# GOAL
Go through the data and copy every line exactly, but not the images.

# DATA LINES

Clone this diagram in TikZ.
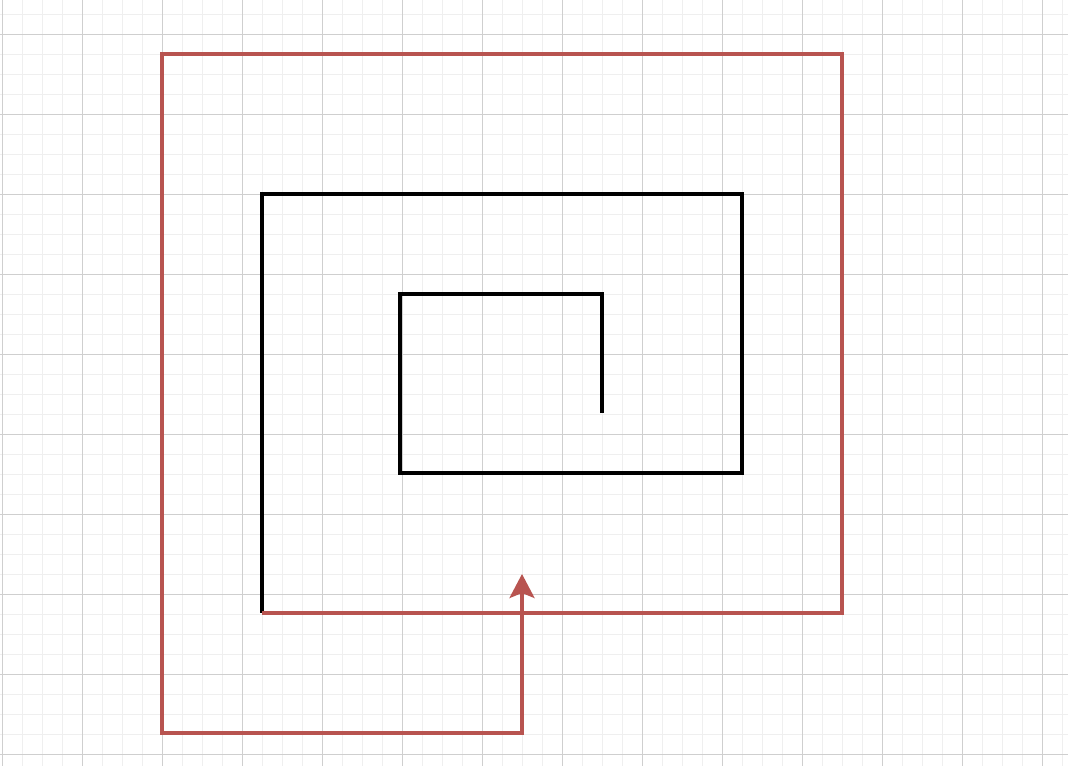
\documentclass[tikz,border=0pt]{standalone}
\usetikzlibrary{arrows.meta}
\definecolor{spiralred}{HTML}{B85450}
\definecolor{minorgray}{HTML}{EFEFEF}
\definecolor{majorgray}{HTML}{CFCFCF}
\begin{document}
\begin{tikzpicture}[
		x=1pt, y=-1pt,
		minor line/.style={draw=minorgray, line width=1pt},
		major line/.style={draw=majorgray, line width=1pt},
		inner path/.style={draw=black, line width=3.4pt},
		outer path/.style={draw=spiralred, line width=3.2pt, -{Stealth[length=24pt,width=25pt,inset=5pt]}}
	]
	\fill[white] (0,0) rectangle (1068,766);
	\useasboundingbox (0,0) rectangle (1068,766);
	% grid
	\foreach \gx in {2,22,...,1062} \draw[minor line] (\gx,0) -- (\gx,766);
	\foreach \gy in {14,34,...,754} \draw[minor line] (0,\gy) -- (1068,\gy);
	\foreach \gx in {2,82,...,1042} \draw[major line] (\gx,0) -- (\gx,766);
	\foreach \gy in {34,114,...,754} \draw[major line] (0,\gy) -- (1068,\gy);
	% corners of the spiral
	\coordinate (start) at (602,413);
	\coordinate (c1) at (602,294);
	\coordinate (c2) at (400,294);
	\coordinate (c3) at (400,473);
	\coordinate (c4) at (742,473);
	\coordinate (c5) at (742,194);
	\coordinate (c6) at (262,194);
	\coordinate (join) at (262,613);
	\coordinate (r1) at (842,613);
	\coordinate (r2) at (842,54);
	\coordinate (r3) at (162,54);
	\coordinate (r4) at (162,733);
	\coordinate (r5) at (522,733);
	\coordinate (tip) at (522,574);
	\draw[inner path] (start) -- (c1) -- (c2) -- (c3) -- (c4) -- (c5) -- (c6) -- (join);
	\draw[outer path] (join) -- (r1) -- (r2) -- (r3) -- (r4) -- (r5) -- (tip);
\end{tikzpicture}
\end{document}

# SOLUTION TO THIS PROBLEM
Clone this diagram in TikZ.
\documentclass[tikz,border=0pt]{standalone}
\usetikzlibrary{arrows.meta}
\definecolor{spiralred}{HTML}{B85450}
\definecolor{minorgray}{HTML}{EFEFEF}
\definecolor{majorgray}{HTML}{CFCFCF}
\begin{document}
\begin{tikzpicture}[
		x=1pt, y=-1pt,
		minor line/.style={draw=minorgray, line width=1pt},
		major line/.style={draw=majorgray, line width=1pt},
		inner path/.style={draw=black, line width=3.4pt},
		outer path/.style={draw=spiralred, line width=3.2pt, -{Stealth[length=24pt,width=25pt,inset=5pt]}}
	]
	\fill[white] (0,0) rectangle (1068,766);
	\useasboundingbox (0,0) rectangle (1068,766);
	% grid
	\foreach \gx in {2,22,...,1062} \draw[minor line] (\gx,0) -- (\gx,766);
	\foreach \gy in {14,34,...,754} \draw[minor line] (0,\gy) -- (1068,\gy);
	\foreach \gx in {2,82,...,1042} \draw[major line] (\gx,0) -- (\gx,766);
	\foreach \gy in {34,114,...,754} \draw[major line] (0,\gy) -- (1068,\gy);
	% corners of the spiral
	\coordinate (start) at (602,413);
	\coordinate (c1) at (602,294);
	\coordinate (c2) at (400,294);
	\coordinate (c3) at (400,473);
	\coordinate (c4) at (742,473);
	\coordinate (c5) at (742,194);
	\coordinate (c6) at (262,194);
	\coordinate (join) at (262,613);
	\coordinate (r1) at (842,613);
	\coordinate (r2) at (842,54);
	\coordinate (r3) at (162,54);
	\coordinate (r4) at (162,733);
	\coordinate (r5) at (522,733);
	\coordinate (tip) at (522,574);
	\draw[inner path] (start) -- (c1) -- (c2) -- (c3) -- (c4) -- (c5) -- (c6) -- (join);
	\draw[outer path] (join) -- (r1) -- (r2) -- (r3) -- (r4) -- (r5) -- (tip);
\end{tikzpicture}
\end{document}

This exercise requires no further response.